Can this be made dairy-free??
I have not tried but others have by using non-dairy milk and vinegar for the “buttermilk” and oil in place of the butter.
This Blueberry Lemon Buttermilk cake was amazing! I made it for a get together with a guest and she loved it! We both agreed, though, that it needs more lemon zest (maybe 2 lemons – it could also depend on the lemons) and/or a nice tart lemony glaze! But otherwise, light, fluffy, tender, lots of blueberries! Yum
Can I substitute honey for the sugar?
I have never tried but the general rule is to use two thirds the amount of sugar.
This cake is so delicious, I have made it several times. Everyone loves it. I have also made it with chopped apples and it is delicious too. So it’s my go to cake for visitors. When I make butter now I use the buttermilk for the cake. Thanks for a great recipe.
Of fun! Love this, Sylvia! Thanks so much for writing 🙂
This was the best blueberry breakfast cake! Moist, tender and tasty. Lemon and blueberry are such complementary flavors and the buttermilk added a slight tang. We loved it.
Great to hear, Nora! Thanks so much for writing 🙂
Outstanding!!! I used King Arthur Flour sparkling white sugar on top for extra sweet crunch. I have also frozen the cake once baked and it is just as good as freshly baked. Agree that an 8×8” pan is best for extra thick cake. This is a go to for breakfast when guests are staying!!!
So nice to hear Carol! And same for me: it’s my favorite when people are staying over 🙂
Great recipe! I did use 2 eggs and reduced the sugar to 3/4 cup. The family loved it. Thank you Ali.

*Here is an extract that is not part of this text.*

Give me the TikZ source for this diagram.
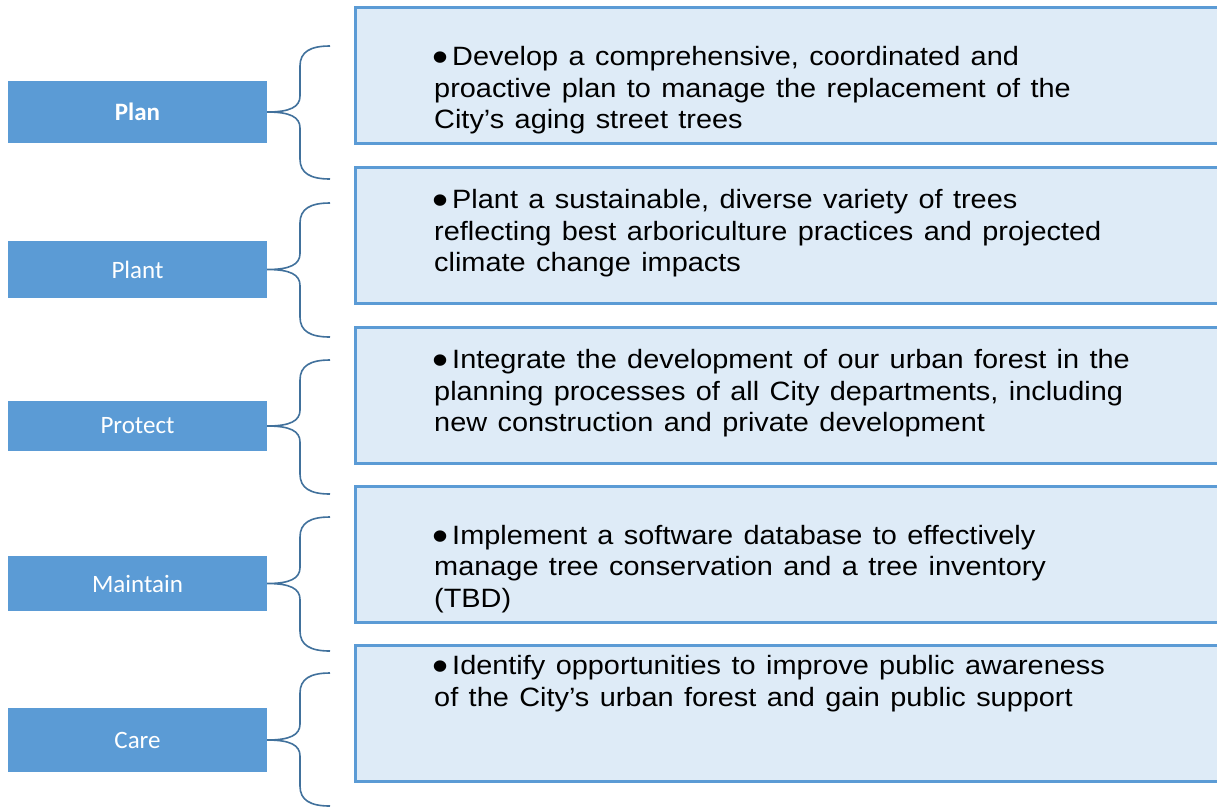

Great to hear, MaryAnn! Thanks for writing 🙂
I followed directions exactly & made in an 8 x 8 pan. Came out moist & delicious.
Great to hear, Bev!
Absolutely the best!!
I’ve now made this 3 times – it is addictive to say the least! Simply delicious and easy to make step-by-step instructions – priceless!
THANK YOU
Great to hear, Kerrie! Thanks so much for writing 🙂 🙂 🙂
Made this several times, always a big hit.
Great to hear, Mary! Thanks for writing 🙂
My kids are OBSESSED with this recipe. It’s by far their favorite breakfast, and I now make it any time I’m hosting a brunch. It’s so delicious!